Thursday, March 1, 2012

Hypocrisy rode the segregated Freedom Train

By Carlton E. Spitzer

     Two years after World War II, and 7 years before school integration was declared mandatory, attorney general Tom Clark persuaded President Harry Truman to send a “Freedom Train” to southern cities, following the courageous example of civil rights leader James Farmer, whose Freedom Riders stood up to segregationists and reminded them our nation was built on the principle of equality.
     It is difficult today to comprehend the depth of their conviction, or the magnitude of their courage.
     The KKK’s  inhumanity to blacks had not been diluted one iota by the sterling performance of black troops who defended freedom in World War II.   Blacks who came home with Purple Hearts, Silver Stars and Battle Ribbons were expected to resume the second-class citizenship they and their parents and grandparents had endured before the war.  But these veterans were defiantly determined to take their rightful place in the mainstream of American society.
     When Tom Clark sketched out his plans for a Freedom Train at the White House, whites were demonstrating in city streets - in the north and in the south -  against any suggestion schools’ should be integrated.  The idea that a white patient might share a hospital room with a black was totally unthinkable.  Segregation dominated political philosophy and action, and was as evident in Chicago and Buffalo as it was in Memphis and Dallas. 
     So it was no small undertaking when Clark assembled representatives of business, labor, religion, the news media, the American Legion and Daughters of the American Revolution, to promote his plans for a Freedom Train that would carry historic documents to cities throughout the land, including the Emancipation Proclamation, the Bill of Rights, and the Charter of The United Nations. 
    Winthrop W. Aldrich, chairman of the Chase National Bank, raised private funds through a coalition called the American Heritage Foundation, to still rumors  that public money would be used.  The only African-American member of the coalition was Walter White, executive secretary of the NAACP.  Black writer Langston Hughes wrote a poem, “The Ballad of the Freedom Train,” which protested the “white version” of freedom and democracy and pleaded for racial equality.
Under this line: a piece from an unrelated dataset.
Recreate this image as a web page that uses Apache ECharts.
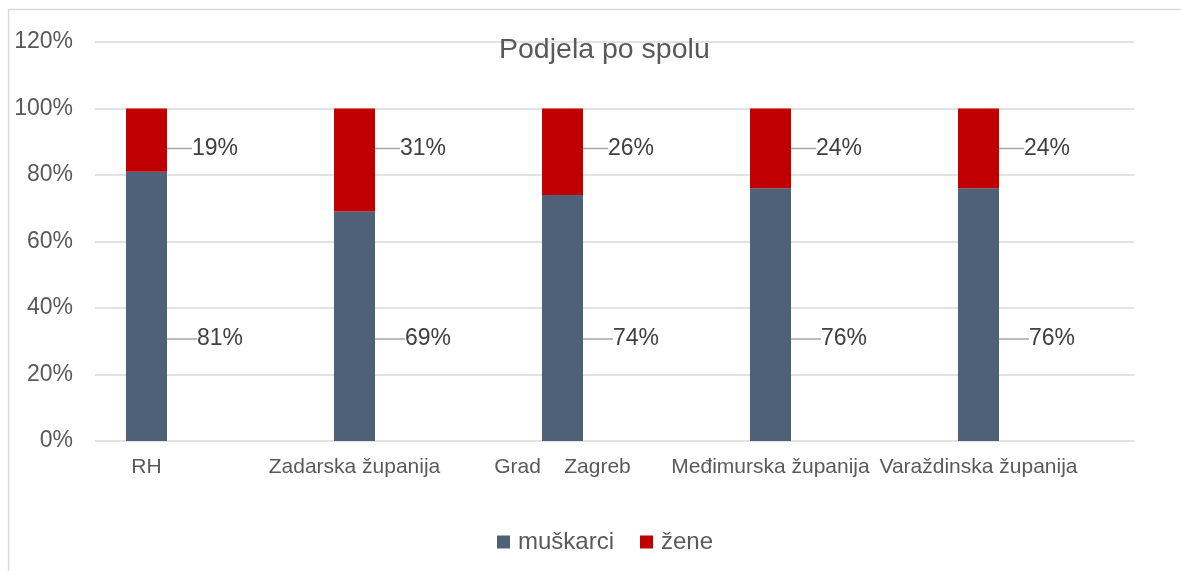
<!DOCTYPE html>
<html>
<head>
<meta charset="utf-8">
<script src="https://cdn.jsdelivr.net/npm/echarts@6/dist/echarts.min.js"></script>
<style>
  html, body { margin: 0; padding: 0; background: #fff; }
  #chart { width: 1181px; height: 571px; }
</style>
</head>
<body>
<div id="chart"></div>
<script>
// podaci
var categories = ['RH', 'Zadarska županija', 'Grad    Zagreb', 'Međimurska županija', 'Varaždinska županija']
var muskarci = [81, 69, 74, 76, 76]
var zene = [19, 31, 26, 24, 24]
var yTicks = [0, 20, 40, 60, 80, 100, 120]

var textGray = '#595959'
var fontFam = 'Liberation Sans, Arial, sans-serif'

var chart = echarts.init(document.getElementById('chart'))

var option = {
  animation: false,
  textStyle: { fontFamily: fontFam },
  color: ['#4f6079', '#c00000'],
  title: {
    text: 'Podjela po spolu',
    left: 494,
    top: 31,
    textStyle: { fontSize: 28.5, fontWeight: 'normal', color: textGray, fontFamily: fontFam }
  },
  legend: {
    data: ['muškarci', 'žene'],
    bottom: 12,
    left: 492,
    icon: 'rect',
    itemWidth: 13,
    itemHeight: 13,
    itemGap: 26,
    textStyle: { fontSize: 24, color: textGray, fontFamily: fontFam, padding: [0, 0, 0, 3] }
  },
  graphic: [{
    type: 'rect',
    shape: { x: 8.5, y: 9.5, width: 1300, height: 700 },
    style: { fill: 'none', stroke: '#d9d9d9', lineWidth: 1.5 },
    silent: true
  }],
  grid: [
    { left: 42.5, right: 98.5, top: 42, bottom: 130 },
    { left: 95, right: 47, top: 42, bottom: 130 }
  ],
  xAxis: [
    {
      type: 'category',
      gridIndex: 0,
      data: categories,
      axisLine: { show: false },
      axisTick: { show: false },
      axisLabel: { fontSize: 21, color: textGray, margin: 16, interval: 0, fontFamily: fontFam }
    },
    { type: 'value', gridIndex: 1, show: false, min: 0, max: 1 }
  ],
  yAxis: [
    { type: 'value', gridIndex: 0, min: 0, max: 120, show: false },
    {
      type: 'value',
      gridIndex: 1,
      min: yTicks[0],
      max: yTicks[yTicks.length - 1],
      interval: 20,
      axisLine: { show: false },
      axisTick: { show: false },
      axisLabel: {
        fontSize: 23, color: textGray, margin: 22, fontFamily: fontFam,
        formatter: function(v) { return v + '%' }
      },
      splitLine: { lineStyle: { color: '#d9d9d9', width: 1.5 } }
    }
  ],
  series: [
    {
      name: 'muškarci',
      type: 'bar',
      stack: 'spol',
      xAxisIndex: 0,
      yAxisIndex: 0,
      barWidth: 41,
      data: muskarci,
      label: {
        show: true,
        position: 'right',
        fontSize: 23,
        color: '#404040',
        padding: [0, 0, 0, 7],
        formatter: '{c}%'
      },
      // oznake muškaraca stoje otprilike na istoj visini (ispod sredine stupca)
      labelLayout: function(params) {
        var r = params.rect
        return {
          x: r.x + r.width + 23,
          y: r.y + r.height - 102,
          align: 'left',
          verticalAlign: 'middle'
        }
      },
      labelLine: { show: true, lineStyle: { color: '#a6a6a6', width: 1.5 } }
    },
    {
      name: 'žene',
      type: 'bar',
      stack: 'spol',
      xAxisIndex: 0,
      yAxisIndex: 0,
      barWidth: 41,
      data: zene,
      label: {
        show: true,
        position: 'right',
        fontSize: 23,
        color: '#404040',
        padding: [0, 0, 0, 7],
        formatter: '{c}%'
      },
      labelLayout: function(params) {
        var r = params.rect
        return {
          x: r.x + r.width + 18,
          y: r.y + 40,
          align: 'left',
          verticalAlign: 'middle'
        }
      },
      labelLine: { show: true, lineStyle: { color: '#a6a6a6', width: 1.5 } }
    }
  ]
}

chart.setOption(option)
</script>
</body>
</html>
He noted that every Marine who guarded the Freedom Train was white.
     Clark understood their anguish, and was persistent.  “When you find a man who is prejudiced against some certain group because of color, race or religion,” he said, “ you can set it down that he is an ignorant man.”  Powerful words from a cabinet officer in 1947.  That whites and blacks would travel on the train together further infuriated segregationists.
    Southern members of Congress were outraged that Truman, a native of Missouri,  would “humiliate them” by sending the train to their cities, and were determined to  enforce historic Jim Crow laws that strictly segregated whites from blacks, blocked blacks’ right to vote, and excluded them from adequate education and meaningful employment.  The war was over.  But blacks were still blacks.
    A new General Electric diesel engine, “The Spirit of ’76,” pulled three exhibit cars decorated in red, white and blue.  Pullman cars segregated staff. The train was warmly received in northeast cities,  but was banned by city fathers in Memphis and Selma.  Famous black achievers came aboard for a day or two, among them Joe Louis, the “Brown Bomber” heavyweight boxing champion; educator W. E. B. Du Bois; singer Marion Anderson, United Nations negotiator Ralph Bunche.  Former first lady Eleanor Roosevelt  rode the train for several days to show her support for desegregation.
      But the little secret no one acknowledged until long after the train had been retired was that the only time blacks and whites actually mixed was when they exited the Freedom Train and lined up together to hear children sing a song composed by the great Irving Berlin to commemorate the traveling exhibit: “Inside the Freedom Train you’ll find a precious freight; those words of liberty, the documents that made us great.”  Robert Parker, who worked as a waiter on the train, and later helped to integrate the Senate Dining Room, tells us in his book, Capital Hill in Black and White, that whites and blacks actually rode and ate in separate cars.  And in southern cities that allowed the train to stop, they stood outside in segregated lines as well.
       The hurt and humiliation of our black brothers and sisters can only be imagined by white citizens today, especially young people who did not live through those degrading times.  The conviction of a Tom Clark, the courage of a Jim Farmer, the wisdom of a Harry Truman, all made the Freedom Train of 1947 a worthy precursor of Congressional legislation that eventually desegregated schools and hospitals, opened the doors of colleges and universities to black students, and executive suites and professions to qualified black candidates.  But it was not accomplished easily, or neatly, or without blood on our streets.  The remnants of those Jim Crow attitudes still surface from time to time at universities, in business circles, and on Capitol Hill, making us cringe.  We have come a long way but still have a long road to travel. 
      Hypocrisy rode that segregated Freedom Train in 1947.  Too much of it is evident in our society today.